Une entrevue subreptice, Philippe Boutibonnes (par Didier Ayres)
Une entrevue subreptice, Philippe Boutibonnes, coll. Préoccupations, éd. L’Ollave, 2022, 13 €
Image peinte
J’ai été heureux de passer plusieurs heures en compagnie de L’Annonciation de Paris Bordone, image qui justifie le livre. Car ce livre nous ouvre autant au mystère de cette Annonciation qu’au grand mystère de la peinture, en son feuilletage conceptuel.
Cette lecture a été pour moi une errance, un vagabondage, une dérive situationniste, allant sans but, faisant des pas dans les lacs compliqués de ce que produit comme travail un tableau où j’étais là comme spectateur, sinuant et m’insinuant dans l’œuvre peinte. On y voit aussi bien une approche théologique qu’esthétique, profondeur compliquée d’un tableau qui par essence est à deux dimensions, mais dont le troisième terme est l’écriture, la pensée, sachant qu’ici le thème religieux se vectorise surtout sur les Évangiles de Matthieu et de Luc. Et la pensée devient chantante, prise librement dans la mutité consubstantielle de la peinture, en un acte muet, mais étoffé par la pensée. Oui, je ne cessais de fixer la Vierge et, côté Jardin, l’ange mystérieux, lui aussi au bord de l’aphonie.
Paroles sourdes qui s’étouffent dans l’oreille de la Vierge, ce qui pourrait confiner la conception de Dieu à une affaire d’oreille. Toujours est-il que la phonation intérieure – sorte de matière noire de l’univers, dont on devine seulement la masse – engendre un discours. Car sinon, la peinture ne s’accomplit pas. Elle a besoin d’une explication sensible, du suivi d’un langage, voire d’une langue à même de jouer le rôle d’intermédiaire entre la surface du tableau et la profondeur de l’esprit. Car la peinture est comme la lettre (lettre ici de l’Évangile) à quoi s’ajoute l’esprit (sorte de dualité de la blessure du Christ à la fois sang, eau et esprit).

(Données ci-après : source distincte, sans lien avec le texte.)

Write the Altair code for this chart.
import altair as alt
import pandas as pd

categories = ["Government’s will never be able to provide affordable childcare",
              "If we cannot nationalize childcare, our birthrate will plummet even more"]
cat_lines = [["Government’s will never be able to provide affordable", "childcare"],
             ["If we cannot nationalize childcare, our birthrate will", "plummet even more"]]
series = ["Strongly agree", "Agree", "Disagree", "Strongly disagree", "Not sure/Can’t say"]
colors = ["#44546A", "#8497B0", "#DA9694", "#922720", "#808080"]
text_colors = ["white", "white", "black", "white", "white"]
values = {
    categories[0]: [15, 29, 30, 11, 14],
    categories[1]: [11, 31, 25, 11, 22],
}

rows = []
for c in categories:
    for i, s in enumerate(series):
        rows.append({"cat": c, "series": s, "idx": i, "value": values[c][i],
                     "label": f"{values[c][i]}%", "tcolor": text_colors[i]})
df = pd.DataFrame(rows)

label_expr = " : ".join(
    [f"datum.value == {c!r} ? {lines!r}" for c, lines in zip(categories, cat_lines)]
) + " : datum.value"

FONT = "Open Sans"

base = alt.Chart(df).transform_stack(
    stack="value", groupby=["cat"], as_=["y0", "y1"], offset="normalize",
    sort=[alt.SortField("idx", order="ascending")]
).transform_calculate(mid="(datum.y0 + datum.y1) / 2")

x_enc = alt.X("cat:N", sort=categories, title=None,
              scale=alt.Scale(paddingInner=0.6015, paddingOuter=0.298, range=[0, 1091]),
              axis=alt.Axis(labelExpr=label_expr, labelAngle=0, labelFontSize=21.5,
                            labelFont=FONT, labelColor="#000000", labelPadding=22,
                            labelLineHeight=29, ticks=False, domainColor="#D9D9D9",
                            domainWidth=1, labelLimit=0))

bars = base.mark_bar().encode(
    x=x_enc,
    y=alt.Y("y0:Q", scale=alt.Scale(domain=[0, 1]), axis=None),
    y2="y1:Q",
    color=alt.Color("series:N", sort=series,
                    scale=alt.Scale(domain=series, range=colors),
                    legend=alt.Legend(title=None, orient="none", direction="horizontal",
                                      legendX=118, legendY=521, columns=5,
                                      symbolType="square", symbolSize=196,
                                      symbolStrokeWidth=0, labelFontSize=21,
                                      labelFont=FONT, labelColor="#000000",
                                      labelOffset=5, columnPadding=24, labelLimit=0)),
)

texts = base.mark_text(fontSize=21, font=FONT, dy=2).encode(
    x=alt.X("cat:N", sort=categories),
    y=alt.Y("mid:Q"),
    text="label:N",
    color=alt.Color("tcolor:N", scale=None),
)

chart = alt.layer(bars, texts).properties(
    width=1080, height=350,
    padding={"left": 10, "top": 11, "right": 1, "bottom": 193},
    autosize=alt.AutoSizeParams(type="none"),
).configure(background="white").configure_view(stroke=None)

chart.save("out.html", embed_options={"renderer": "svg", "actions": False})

Le tableau est par nature un lieu de fouilles pour la vision ; par sa dimension, ses composantes et leurs liaisons, il ne se livre pas à une saisie immédiate. Le parcours scrupuleux de sa surface par des points de vue fugitifs et des mises au point successives de distance et de profondeur, aura sans doute raison de l’égarement qui d’abord nous saisit. Comment rendre compte par des mots de l’examen interprétatif hésitant que nous nous proposons de faire sinon par l’insistance et la reprise ad nauseam des parties et détails du tableau qui, par écho, renvoient à un autre registre d’itération propre à l’organisation maniériste de la scène.

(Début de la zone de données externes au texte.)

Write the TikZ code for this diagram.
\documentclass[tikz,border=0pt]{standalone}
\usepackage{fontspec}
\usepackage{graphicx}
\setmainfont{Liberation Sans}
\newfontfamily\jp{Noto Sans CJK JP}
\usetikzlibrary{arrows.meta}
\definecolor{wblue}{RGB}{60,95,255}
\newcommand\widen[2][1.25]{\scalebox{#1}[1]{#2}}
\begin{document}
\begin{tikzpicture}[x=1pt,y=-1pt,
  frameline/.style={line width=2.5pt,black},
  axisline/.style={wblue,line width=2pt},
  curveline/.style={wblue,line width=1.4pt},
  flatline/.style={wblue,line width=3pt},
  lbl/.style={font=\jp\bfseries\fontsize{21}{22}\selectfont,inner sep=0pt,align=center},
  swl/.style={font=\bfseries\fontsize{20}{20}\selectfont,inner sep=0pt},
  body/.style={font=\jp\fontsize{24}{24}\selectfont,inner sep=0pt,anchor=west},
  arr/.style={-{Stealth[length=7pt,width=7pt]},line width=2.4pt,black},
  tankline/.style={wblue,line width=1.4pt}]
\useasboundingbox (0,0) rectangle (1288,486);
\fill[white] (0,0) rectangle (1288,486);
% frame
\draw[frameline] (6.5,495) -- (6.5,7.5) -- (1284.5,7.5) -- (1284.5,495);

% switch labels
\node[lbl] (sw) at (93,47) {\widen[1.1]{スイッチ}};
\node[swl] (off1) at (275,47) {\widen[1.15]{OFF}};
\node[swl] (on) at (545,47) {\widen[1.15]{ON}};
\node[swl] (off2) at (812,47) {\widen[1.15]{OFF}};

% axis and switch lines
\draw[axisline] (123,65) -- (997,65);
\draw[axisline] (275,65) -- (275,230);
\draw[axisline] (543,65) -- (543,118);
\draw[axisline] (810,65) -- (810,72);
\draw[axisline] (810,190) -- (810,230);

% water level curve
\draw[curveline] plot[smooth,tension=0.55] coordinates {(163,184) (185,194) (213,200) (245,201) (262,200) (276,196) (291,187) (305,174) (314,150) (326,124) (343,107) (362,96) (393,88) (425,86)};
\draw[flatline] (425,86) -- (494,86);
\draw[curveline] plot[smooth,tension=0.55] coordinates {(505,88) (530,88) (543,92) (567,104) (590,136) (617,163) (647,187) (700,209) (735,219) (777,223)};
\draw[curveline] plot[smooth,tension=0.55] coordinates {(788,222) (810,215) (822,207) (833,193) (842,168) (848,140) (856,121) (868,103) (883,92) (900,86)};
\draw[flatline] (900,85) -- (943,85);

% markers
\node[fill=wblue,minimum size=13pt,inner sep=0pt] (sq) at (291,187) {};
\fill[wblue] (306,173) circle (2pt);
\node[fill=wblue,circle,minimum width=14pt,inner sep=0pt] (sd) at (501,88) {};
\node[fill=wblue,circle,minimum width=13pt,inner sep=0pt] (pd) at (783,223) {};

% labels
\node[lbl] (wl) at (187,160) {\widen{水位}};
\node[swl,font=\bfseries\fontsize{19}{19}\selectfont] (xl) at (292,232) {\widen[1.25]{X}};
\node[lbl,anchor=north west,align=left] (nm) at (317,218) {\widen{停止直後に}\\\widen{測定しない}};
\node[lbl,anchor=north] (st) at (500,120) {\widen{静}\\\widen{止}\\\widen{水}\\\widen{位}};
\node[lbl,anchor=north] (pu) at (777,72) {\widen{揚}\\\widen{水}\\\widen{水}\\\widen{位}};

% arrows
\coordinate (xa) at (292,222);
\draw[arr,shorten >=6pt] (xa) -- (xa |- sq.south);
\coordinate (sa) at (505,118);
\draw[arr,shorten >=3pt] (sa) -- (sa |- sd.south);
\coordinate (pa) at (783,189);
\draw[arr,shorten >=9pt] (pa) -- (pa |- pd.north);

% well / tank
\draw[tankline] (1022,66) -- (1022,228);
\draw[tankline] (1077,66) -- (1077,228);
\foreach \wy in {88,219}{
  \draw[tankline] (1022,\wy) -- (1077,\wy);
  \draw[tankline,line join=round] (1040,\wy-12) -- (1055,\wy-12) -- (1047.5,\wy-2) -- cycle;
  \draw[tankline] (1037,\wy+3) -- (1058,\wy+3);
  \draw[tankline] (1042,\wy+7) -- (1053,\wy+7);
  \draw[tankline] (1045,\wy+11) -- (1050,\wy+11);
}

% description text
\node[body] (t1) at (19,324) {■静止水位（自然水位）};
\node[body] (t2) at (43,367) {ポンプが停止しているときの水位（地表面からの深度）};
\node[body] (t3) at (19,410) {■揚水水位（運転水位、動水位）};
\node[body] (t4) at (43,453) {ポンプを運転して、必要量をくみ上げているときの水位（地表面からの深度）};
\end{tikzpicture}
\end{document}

Je laisse au lecteur le soin de se reporter aux quelques 50 pages, qu’il faut aussi relire, pour avancer dans cette pensée très fine, dans un travail qui a demandé 19 ans d’efforts et de temps, c’est donc dire que l’on peut y revenir longtemps. Ce livre provoque un secret : celui du terme tiers de la pensée, seule action susceptible de rendre subrepticement une « lecture » de l’œuvre, une tension vers, un chemin – vers soi-même en définitive.